Les États-Unis ont salué pour leur part les "étapes importantes" franchies par l'Égypte cette semaine en vue de "sa transition vers la démocratie".
"Si de nombreux défis restent à relever, l'Égypte a parcouru un long chemin au cours de l'année écoulée et nous espérons que tous les Égyptiens fêteront cet anniversaire dans l'esprit de paix et d'unité qui a prévalu en janvier 2011", dit la Maison Blanche dans un communiqué publié mardi soir.
Mercredi dans les rues du Caire, les appels à la "justice pour les martyrs de la révolution" semblaient au final l'un des seuls slogans consensuels parmi les manifestants de toute
obédience.
L'armée a gracié cette semaine quelque 2.000 personnes condamnées par des tribunaux militaires depuis la chute d'Hosni Moubarak, dont l'opposant Michael Nabil.

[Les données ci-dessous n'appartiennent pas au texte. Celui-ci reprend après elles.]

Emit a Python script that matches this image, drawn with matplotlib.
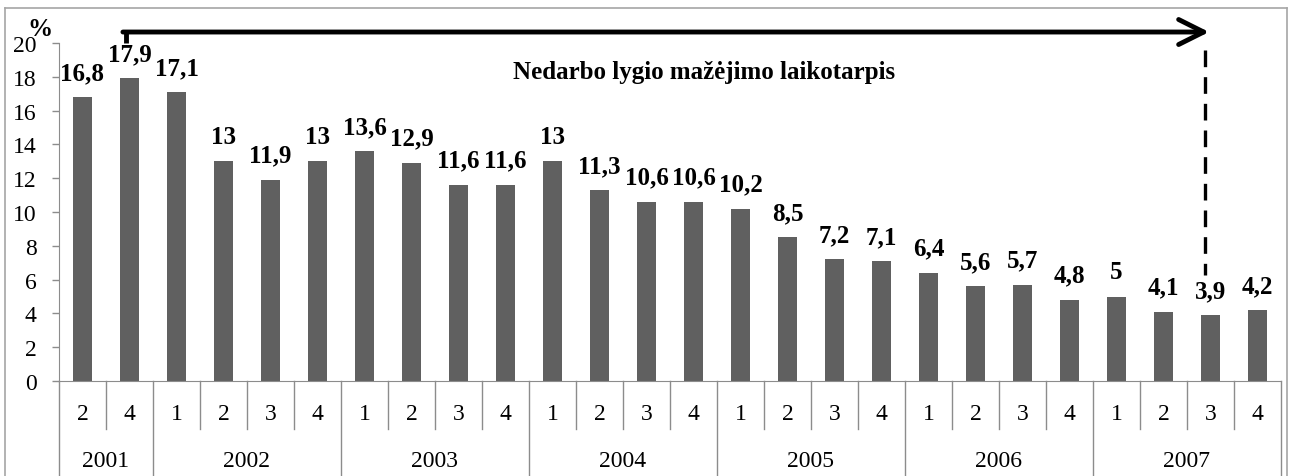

D'après un groupe de pression crée après la révolte, "No to Military Trials" ("Non aux tribunaux militaires"), la justice militaire a traité pas moins de 12 000 affaires depuis février.
Selon cette ONG, les condamnations ont été le plus souvent rendues à huis clos en l'absence d'avocats de la défense.
Répondant à l'une des principales revendications des manifestants, le président de la nouvelle Assemblée, Saad el Katatni, secrétaire général des Frères musulmans, a annoncé mardi que le Parlement allait mener sa propre enquête sur les violences de la révolution.
Hosni Moubarak, jugé depuis août notamment pour son implication dans la mort de 850 personnes lors des 18 journées révolutionnaires d'il y a un an, pourrait connaître quant à lui son sort dans un avenir proche.
Les procureurs ont requis la peine de mort. Le juge veut conclure le procès d'ici à la mi-février.